Exercise objective
Leaving the pictures aside, transcribe every line below exactly.

-- Start of Dataset extract --

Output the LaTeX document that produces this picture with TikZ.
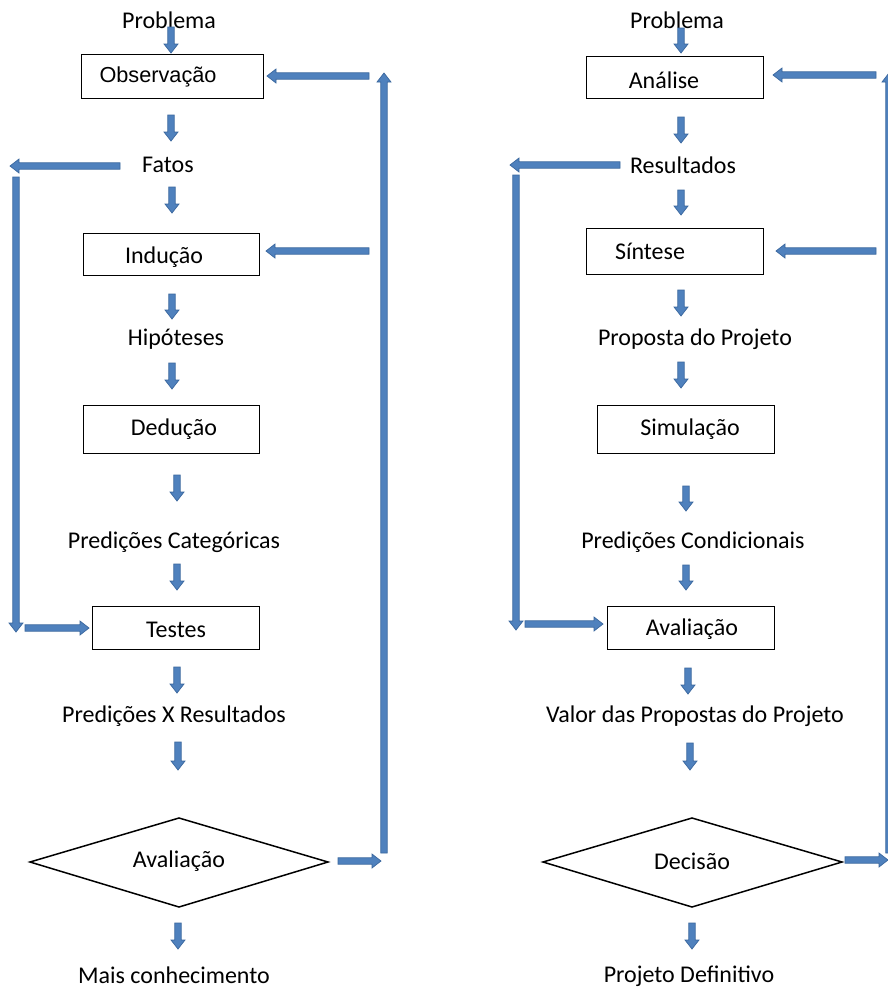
\documentclass[tikz,border=0pt]{standalone}
\usepackage{fontspec}
\setmainfont{Carlito}
\newfontfamily\arialf{Liberation Sans}
\usetikzlibrary{calc}
\definecolor{arrfill}{HTML}{4F81BD}
\definecolor{arrline}{HTML}{3A679E}
\tikzset{
  blockarrow/.style={fill=arrfill, draw=arrline, line width=0.7pt, line join=miter},
  box/.style={draw=black, line width=1pt, inner sep=0pt, rectangle},
  lbl/.style={inner sep=0pt, font=\fontsize{24}{28}\selectfont, anchor=center},
  rhomb/.style={draw=black, line width=1.5pt, line join=miter},
}
% block arrow from named coordinate #1 to named coordinate #2
\newcommand\blk[2]{%
  \filldraw[blockarrow] let \p1=(#1), \p2=(#2),
    \n1={veclen(\x2-\x1,\y2-\y1)},
    \n2={(\x2-\x1)/\n1}, \n3={(\y2-\y1)/\n1} in
    ({\x1-\n3*3.2pt},{\y1+\n2*3.2pt})
 -- ({\x2-\n2*9pt-\n3*3.2pt},{\y2-\n3*9pt+\n2*3.2pt})
 -- ({\x2-\n2*9pt-\n3*7pt},{\y2-\n3*9pt+\n2*7pt})
 -- (\x2,\y2)
 -- ({\x2-\n2*9pt+\n3*7pt},{\y2-\n3*9pt-\n2*7pt})
 -- ({\x2-\n2*9pt+\n3*3.2pt},{\y2-\n3*9pt-\n2*3.2pt})
 -- ({\x1+\n3*3.2pt},{\y1-\n2*3.2pt}) -- cycle;}
\newcommand\arr[3]{\coordinate (#1s) at (#2); \coordinate (#1e) at (#3); \blk{#1s}{#1e}}
\begin{document}
\begin{tikzpicture}[x=1pt,y=-1pt]
\useasboundingbox (0,0) rectangle (888,989);
\clip (0,0) rectangle (888,989);
\fill[white] (0,0) rectangle (888,989);

% ---------- left column ----------
\node[box, minimum width=182, minimum height=44] (obs) at (172,76) {};
\node[box, minimum width=176, minimum height=42] (ind) at (171,254) {};
\node[box, minimum width=176, minimum height=48] (ded) at (171,429) {};
\node[box, minimum width=167, minimum height=43] (tes) at (175.5,627.5) {};
\draw[rhomb] (30,862) coordinate (dl) -- (179,818) -- (328,862) -- (179,907) -- cycle;

\node[lbl] (probL) at (169,20) {Problema};
\node[lbl, font=\arialf\fontsize{21.7}{25}\selectfont] (obsT) at (158,77) {Observação};
\node[lbl] (fatos) at (168,165) {Fatos};
\node[lbl] (indT) at (164,257) {Indução};
\node[lbl] (hip) at (176,339) {Hipóteses};
\node[lbl] (dedT) at (174,429) {Dedução};
\node[lbl] (predC) at (174,542) {Predições Categóricas};
\node[lbl] (tesT) at (176,630) {Testes};
\node[lbl] (predX) at (174,716) {Predições X Resultados};
\node[lbl] (avL) at (179,861) {Avaliação};
\node[lbl] (mais) at (174,975) {Mais conhecimento};

\arr{a1}{171,27}{171,53}
\arr{a2}{369,76}{267,76}
\arr{a3}{384,853}{384,73}
\arr{a4}{171,115}{171,141}
\arr{a5}{120,166}{10,166}
\arr{a6}{16,177}{16,632}
\arr{a7}{172,187}{172,213}
\arr{a8}{369,251}{266,251}
\arr{a9}{172,294}{172,319}
\arr{a10}{172,363}{172,389}
\arr{a11}{177,475}{177,501}
\arr{a12}{177,564}{177,590}
\arr{a13}{25,628}{89,628}
\arr{a14}{177,667}{177,693}
\arr{a15}{178,742}{178,770}
\arr{a16}{338,861}{381,861}
\arr{a17}{178,923}{178,949}

% ---------- right column ----------
\node[box, minimum width=177, minimum height=42] (ana) at (674.5,77) {};
\node[box, minimum width=177, minimum height=46] (sin) at (674.5,251) {};
\node[box, minimum width=177, minimum height=48] (sim) at (685.5,429) {};
\node[box, minimum width=167, minimum height=43] (avr) at (690.5,627.5) {};
\draw[rhomb] (543,862) -- (692,818) -- (842,862) -- (692,907) -- cycle;

\node[lbl] (probR) at (677,20) {Problema};
\node[lbl] (anaT) at (664,80) {Análise};
\node[lbl] (res) at (683,165) {Resultados};
\node[lbl] (sinT) at (650,251) {Síntese};
\node[lbl] (prop) at (695,339) {Proposta do Projeto};
\node[lbl] (simT) at (690,429) {Simulação};
\node[lbl] (predCo) at (693,542) {Predições Condicionais};
\node[lbl] (avrT) at (692,629) {Avaliação};
\node[lbl] (valor) at (695,716) {Valor das Propostas do Projeto};
\node[lbl] (dec) at (692,861) {Decisão};
\node[lbl] (projD) at (689,976) {Projeto Definitivo};

\arr{b1}{681,28}{681,53}
\arr{b2}{876,75}{773,75}
\arr{b3}{889,853}{889,73}
\arr{b4}{681,117}{681,143}
\arr{b5}{620,165}{510,165}
\arr{b6}{516,175}{516,630}
\arr{b7}{681,190}{681,215}
\arr{b8}{876,251}{776,251}
\arr{b9}{681,290}{681,316}
\arr{b10}{681,362}{681,388}
\arr{b11}{686,486}{686,511}
\arr{b12}{686,565}{686,590}
\arr{b13}{525,624}{603,624}
\arr{b14}{688,668}{688,694}
\arr{b15}{690,743}{690,770}
\arr{b16}{845,860}{888,860}
\arr{b17}{692,923}{692,949}
\end{tikzpicture}
\end{document}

-- End of Dataset extract --

Worked answer
Output the LaTeX document that produces this picture with TikZ.
\documentclass[tikz,border=0pt]{standalone}
\usepackage{fontspec}
\setmainfont{Carlito}
\newfontfamily\arialf{Liberation Sans}
\usetikzlibrary{calc}
\definecolor{arrfill}{HTML}{4F81BD}
\definecolor{arrline}{HTML}{3A679E}
\tikzset{
  blockarrow/.style={fill=arrfill, draw=arrline, line width=0.7pt, line join=miter},
  box/.style={draw=black, line width=1pt, inner sep=0pt, rectangle},
  lbl/.style={inner sep=0pt, font=\fontsize{24}{28}\selectfont, anchor=center},
  rhomb/.style={draw=black, line width=1.5pt, line join=miter},
}
% block arrow from named coordinate #1 to named coordinate #2
\newcommand\blk[2]{%
  \filldraw[blockarrow] let \p1=(#1), \p2=(#2),
    \n1={veclen(\x2-\x1,\y2-\y1)},
    \n2={(\x2-\x1)/\n1}, \n3={(\y2-\y1)/\n1} in
    ({\x1-\n3*3.2pt},{\y1+\n2*3.2pt})
 -- ({\x2-\n2*9pt-\n3*3.2pt},{\y2-\n3*9pt+\n2*3.2pt})
 -- ({\x2-\n2*9pt-\n3*7pt},{\y2-\n3*9pt+\n2*7pt})
 -- (\x2,\y2)
 -- ({\x2-\n2*9pt+\n3*7pt},{\y2-\n3*9pt-\n2*7pt})
 -- ({\x2-\n2*9pt+\n3*3.2pt},{\y2-\n3*9pt-\n2*3.2pt})
 -- ({\x1+\n3*3.2pt},{\y1-\n2*3.2pt}) -- cycle;}
\newcommand\arr[3]{\coordinate (#1s) at (#2); \coordinate (#1e) at (#3); \blk{#1s}{#1e}}
\begin{document}
\begin{tikzpicture}[x=1pt,y=-1pt]
\useasboundingbox (0,0) rectangle (888,989);
\clip (0,0) rectangle (888,989);
\fill[white] (0,0) rectangle (888,989);

% ---------- left column ----------
\node[box, minimum width=182, minimum height=44] (obs) at (172,76) {};
\node[box, minimum width=176, minimum height=42] (ind) at (171,254) {};
\node[box, minimum width=176, minimum height=48] (ded) at (171,429) {};
\node[box, minimum width=167, minimum height=43] (tes) at (175.5,627.5) {};
\draw[rhomb] (30,862) coordinate (dl) -- (179,818) -- (328,862) -- (179,907) -- cycle;

\node[lbl] (probL) at (169,20) {Problema};
\node[lbl, font=\arialf\fontsize{21.7}{25}\selectfont] (obsT) at (158,77) {Observação};
\node[lbl] (fatos) at (168,165) {Fatos};
\node[lbl] (indT) at (164,257) {Indução};
\node[lbl] (hip) at (176,339) {Hipóteses};
\node[lbl] (dedT) at (174,429) {Dedução};
\node[lbl] (predC) at (174,542) {Predições Categóricas};
\node[lbl] (tesT) at (176,630) {Testes};
\node[lbl] (predX) at (174,716) {Predições X Resultados};
\node[lbl] (avL) at (179,861) {Avaliação};
\node[lbl] (mais) at (174,975) {Mais conhecimento};

\arr{a1}{171,27}{171,53}
\arr{a2}{369,76}{267,76}
\arr{a3}{384,853}{384,73}
\arr{a4}{171,115}{171,141}
\arr{a5}{120,166}{10,166}
\arr{a6}{16,177}{16,632}
\arr{a7}{172,187}{172,213}
\arr{a8}{369,251}{266,251}
\arr{a9}{172,294}{172,319}
\arr{a10}{172,363}{172,389}
\arr{a11}{177,475}{177,501}
\arr{a12}{177,564}{177,590}
\arr{a13}{25,628}{89,628}
\arr{a14}{177,667}{177,693}
\arr{a15}{178,742}{178,770}
\arr{a16}{338,861}{381,861}
\arr{a17}{178,923}{178,949}

% ---------- right column ----------
\node[box, minimum width=177, minimum height=42] (ana) at (674.5,77) {};
\node[box, minimum width=177, minimum height=46] (sin) at (674.5,251) {};
\node[box, minimum width=177, minimum height=48] (sim) at (685.5,429) {};
\node[box, minimum width=167, minimum height=43] (avr) at (690.5,627.5) {};
\draw[rhomb] (543,862) -- (692,818) -- (842,862) -- (692,907) -- cycle;

\node[lbl] (probR) at (677,20) {Problema};
\node[lbl] (anaT) at (664,80) {Análise};
\node[lbl] (res) at (683,165) {Resultados};
\node[lbl] (sinT) at (650,251) {Síntese};
\node[lbl] (prop) at (695,339) {Proposta do Projeto};
\node[lbl] (simT) at (690,429) {Simulação};
\node[lbl] (predCo) at (693,542) {Predições Condicionais};
\node[lbl] (avrT) at (692,629) {Avaliação};
\node[lbl] (valor) at (695,716) {Valor das Propostas do Projeto};
\node[lbl] (dec) at (692,861) {Decisão};
\node[lbl] (projD) at (689,976) {Projeto Definitivo};

\arr{b1}{681,28}{681,53}
\arr{b2}{876,75}{773,75}
\arr{b3}{889,853}{889,73}
\arr{b4}{681,117}{681,143}
\arr{b5}{620,165}{510,165}
\arr{b6}{516,175}{516,630}
\arr{b7}{681,190}{681,215}
\arr{b8}{876,251}{776,251}
\arr{b9}{681,290}{681,316}
\arr{b10}{681,362}{681,388}
\arr{b11}{686,486}{686,511}
\arr{b12}{686,565}{686,590}
\arr{b13}{525,624}{603,624}
\arr{b14}{688,668}{688,694}
\arr{b15}{690,743}{690,770}
\arr{b16}{845,860}{888,860}
\arr{b17}{692,923}{692,949}
\end{tikzpicture}
\end{document}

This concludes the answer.